NTIA has released the first part of its 3-part report (CD March 3 p8) describing the methodology, test system and procedures developed to characterize UWB emissions and measure susceptibility of C-band satellite digital TV receivers. It said the other 2 reports would assess the interference potential for gated Gaussian noise bursts and modern UWB systems. One FCC official has said that while the Commission would “naturally” look at whether there were any adjustments to UWB as it moved forward, it was “premature to say” how the NTIA study would affect the FCC examination of UWB rules. The officials has said there’s already “considerable amount of information in the record on which to base the decision.”
The MBOA-SIG petition filed in Aug. asked the Commission to waive Part 15 of the Commission’s rules regarding UWB systems that employ multiband orthogonal frequency division multiplex (MB-OFDM) modulation techniques. MBOA-SIG asked that the average emission levels from UWB MB-OFDM transmitters -- sequenced between 3 frequency bands “according to one of 4 deterministic and fixed hopping patterns” -- be measured under normal operating conditions instead of with the band sequencing stopped. The NTIA’s ITS testing program is aimed at evaluating the risk of interference from UWB, including the type of system proposed by the MBOA-SIG.
MBOA-SIG representatives from Texas Instruments, Intel and Staccato Communications emphasized during their ex parte meeting with FCC officials that “real world tests have demonstrated that MB-OFDM causes no more interference to licensed services than other UWB platforms already approved by the FCC.” They said the FCC should let the market decide the best UWB technology.

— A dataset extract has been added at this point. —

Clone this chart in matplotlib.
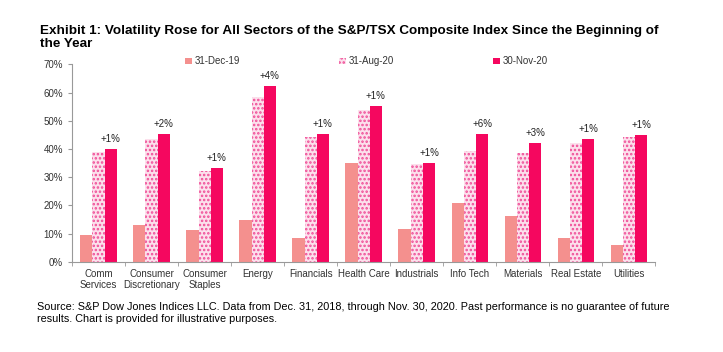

The agency is expected to grant the waiver request this Thurs., according to FCC sources. “There hasn’t been a lot of discussion” of the UWB item on the 8th floor, one source said: “Nobody raised any concerns” about granting the petition. Another agency source said the waiver decision would apply not only to MBOA-SIG but to any similarly situated parties. “We are going to do that in a context of the waiver, but the waiver isn’t necessarily restricted only to the filing party and everybody who is similarly situated could take advantage of it as well,” the source said. He said the agency was “still figuring out how to write a rule provision on the measurement techniques. We are going to look overall at our measurement issues presented by UWB technology, but in the interim, we are looking at the type of technology presented by MBOA-SIG.”